Find the value of m if the line 3x+4y-5=0 is parallel to the line (m-2)x-2y+2=0

Answer 1

If the lines are parallel then they have the same slope/gradient value.
One idea is to put each equation into slope-intercept form,
and match up the slopes from there.

Do you understand how to put this into slope-intercept form?\[\large\rm 3x+4y-5=0\qquad\qquad\to\qquad\qquad y=?\]

Answer 2

y=-3x+5/4
right..?

Answer 3

If you mean (-3x+5)/4 then yes.
Brackets are important.
Both terms are being divided by the 4.

Answer 4

So we can clearly see that the slope of the first line is -3/4.
How bout the other one?

Answer 5

not sure-

Answer 6

\[\large\rm (m-2)x-2y+2=0\]We'll subtract 2 to the other side,\[\large\rm (m-2)x-2y=-2\]We'll subtract the x stuff to the other side,\[\large\rm -2y=-(m-2)x-2\]Let's multiply by -1 to get rid of all of the negative stuff,\[\large\rm 2y=(m-2)x+2\]And then divide by 2, ya?

Answer 7

\[\large\rm y=\frac{m-2}{2}x+\frac{2}{2}\]

Answer 8

Confused by any of those steps? :o
What's the slope of this second line?

Answer 9

ahh i get the steps-
would the slope of the second line be
\[\frac{ m-2 }{ 2}\]
or
\[\frac{ -2 }{ 2 }\]

Answer 10

It's the stuff connected to the x, so the (m-2)/2.

Ok great we've found our slopes!
Since these lines are parallel, our slopes are equal,\[\large\rm -\frac34=\frac{m-2}{2}\]From there, solve for m.

Answer 11

m=1/2?

Answer 12

Yayyyy good job \c:/

Answer 13

asdfghjkl thankyou so much !
Oh- is it alright for you to help me with another question?

Answer 14

Sure, I prolly have time for another c:

Answer 15

Find the equation of the line through the intersection of x-y+3=0 and 2x-3y+5=0 with gradient -3/4

Answer 16

x- y+3=0
2x-3y+5=0

So we'd like to know where the lines intersect,
or in other words, the point where they have the same (x,y) value.

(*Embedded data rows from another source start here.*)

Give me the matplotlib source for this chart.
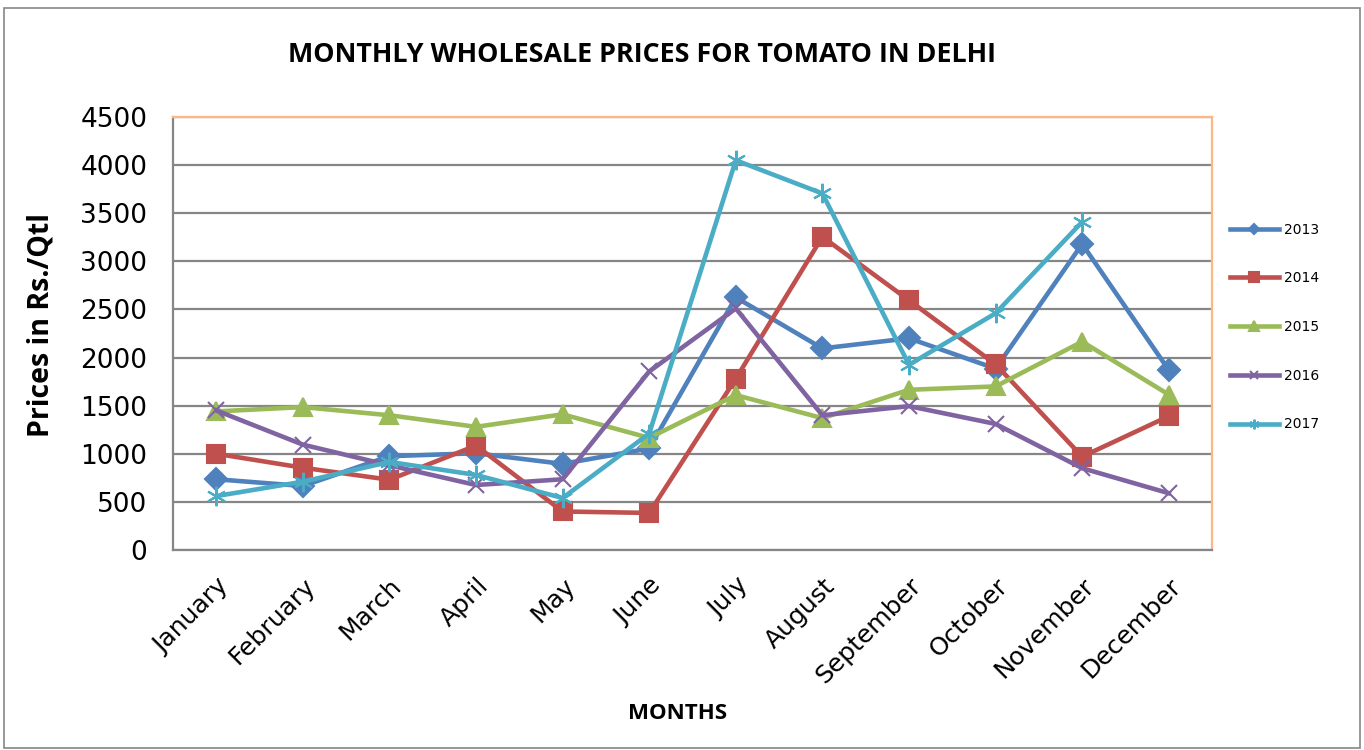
import matplotlib.pyplot as plt
from matplotlib.patches import Rectangle
from matplotlib.transforms import ScaledTranslation

# Data (Rs./Qtl)
months = ['January', 'February', 'March', 'April', 'May', 'June',
          'July', 'August', 'September', 'October', 'November', 'December']
p2013 = [735, 665, 975, 1005, 895, 1055, 2625, 2095, 2200, 1885, 3180, 1870]
p2014 = [1000, 855, 730, 1085, 400, 385, 1780, 3255, 2595, 1930, 970, 1390]
p2015 = [1440, 1485, 1400, 1280, 1410, 1165, 1610, 1370, 1665, 1700, 2165, 1615]
p2016 = [1450, 1095, 880, 675, 735, 1855, 2510, 1400, 1495, 1310, 850, 590]
p2017 = [560, 710, 915, 780, 540, 1210, 4050, 3705, 1925, 2460, 3410, None]

series = [('2013', p2013, '#4F81BD', 'D', 11),
          ('2014', p2014, '#C0504D', 's', 13),
          ('2015', p2015, '#9BBB59', '^', 13),
          ('2016', p2016, '#8064A2', 'x', 11),
          ('2017', p2017, '#4BACC6', (6, 2, 0), 14)]

fig = plt.figure(figsize=(13.64, 7.5), dpi=100)
ax = fig.add_axes([0.1268, 0.2667, 0.7618, 0.5773])

x = [i + 0.5 for i in range(len(months))]
for name, vals, col, mk, ms in series:
    xs = [xi for xi, v in zip(x, vals) if v is not None]
    ys = [v for v in vals if v is not None]
    ax.plot(xs, ys, color=col, lw=3.3, marker=mk, ms=ms, mew=1.5,
            mec=col, mfc=col, label=name)

ax.set_xlim(0, 12)
ax.set_ylim(0, 4500)
ax.set_yticks(range(0, 4501, 500))
ax.set_xticks(x)
ax.set_xticklabels(months, rotation=45, ha='right', rotation_mode='anchor',
                   fontsize=18, family='DejaVu Sans')
# nudge month labels a little to the left, like the original
shift = ScaledTranslation(-6 / 100, 0, fig.dpi_scale_trans)
for lbl in ax.get_xticklabels():
    lbl.set_transform(lbl.get_transform() + shift)
ax.tick_params(axis='y', labelsize=19, length=0, pad=18.5)
ax.tick_params(axis='x', length=0, pad=17)
ax.grid(axis='y', color='#868686', lw=1.6)
ax.set_axisbelow(True)

for s in ['left', 'bottom']:
    ax.spines[s].set_color('#868686')
    ax.spines[s].set_linewidth(1.6)
for s in ['top', 'right']:
    ax.spines[s].set_color('#FFB584')
    ax.spines[s].set_linewidth(1.6)

fig.text(0.030, 0.567, 'Prices in Rs./Qtl', fontsize=20.5, fontweight='bold',
         family=['Open Sans', 'DejaVu Sans'], rotation=90,
         ha='center', va='center')
fig.text(0.497, 0.049, 'MONTHS', fontsize=16, fontweight='bold',
         family=['Open Sans', 'DejaVu Sans'], ha='center', va='center')
fig.text(0.471, 0.927, 'MONTHLY WHOLESALE PRICES FOR TOMATO IN DELHI',
         fontsize=19.4, fontweight='bold', family=['Open Sans', 'DejaVu Sans'],
         ha='center', va='center')

leg = ax.legend(loc='center left', bbox_to_anchor=(1.0, 0.515), frameon=False,
                fontsize=10, markerscale=0.5, handlelength=3.5,
                handletextpad=0.4, labelspacing=2.5, borderaxespad=0.9)

fig.patches.append(Rectangle((0.003, 0.003), 0.994, 0.987,
                             transform=fig.transFigure, fill=False,
                             ec='#868686', lw=1.2))

fig.savefig('out.png', dpi=100)
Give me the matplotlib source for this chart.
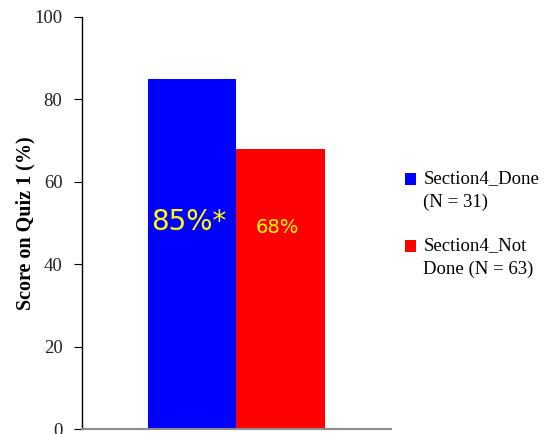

We have a couple of options:
We can either solve one of the equations for y and plug it into the other,
this is called `substitution`.

Or we can add/subtract the equations together,
this is called `elimination`.

Are you familiar with either method?

Answer 17

substitution-?

Answer 18

Mmm ok we can try that.
So solve the first equation for y.
y=?

Answer 19

y=x-3?

Answer 20

Ok good.
So the \(\large\rm \color{orangered}{y}\) in our first equation is \(\large\rm \color{orangered}{(x-3)}\).

We want these equations to have the same y value,
\[\large\rm 2x-3\color{orangered}{y}+5=0\]So we're going to let this y in the second equation be the same y from the first, ya?\[\large\rm 2x-3\color{orangered}{(x-3)}+5=0\]We can solve for x from this point.

Answer 21

x=-4?

Answer 22

I'm not sure, I didn't work it out just yet >.<
2x-3x+9+5=0
-x+14=0

Hmm -4 that doesn't look quite right.
I think maybe you forgot to distribute the -3 to the -3, ya?

Answer 23

No actually I think you're right :)
I made a boo boo somewhere.
Lemme see where...

Answer 24

Oh oh, ok.
The first equation should have given us y=(x+3).
That was the issue.

Answer 25

\[\large\rm 2x-3\color{orangered}{(x+3)}+5=0\]

Answer 26

Which yes, will lead to x=-4.

Answer 27

Plug that value into the first equation to find a corresponding y value.

Answer 28

y=-1..?

Answer 29

Ok great!
So we've discovered that these lines intersect at \(\large\rm (x_o,y_o)=(-4,-1)\)

Answer 30

So our new line will pass through this point,
and will have a gradient value of -3/4.

Are you familiar with point-slope form of a line?
\(\large\rm y-y_o=m(x-x_o)\)

Because we have all of the necessary pieces to just plug right in.

Answer 31

it would be y+1=-3/4(x+4) ?

Answer 32

Yayyy good job \c:/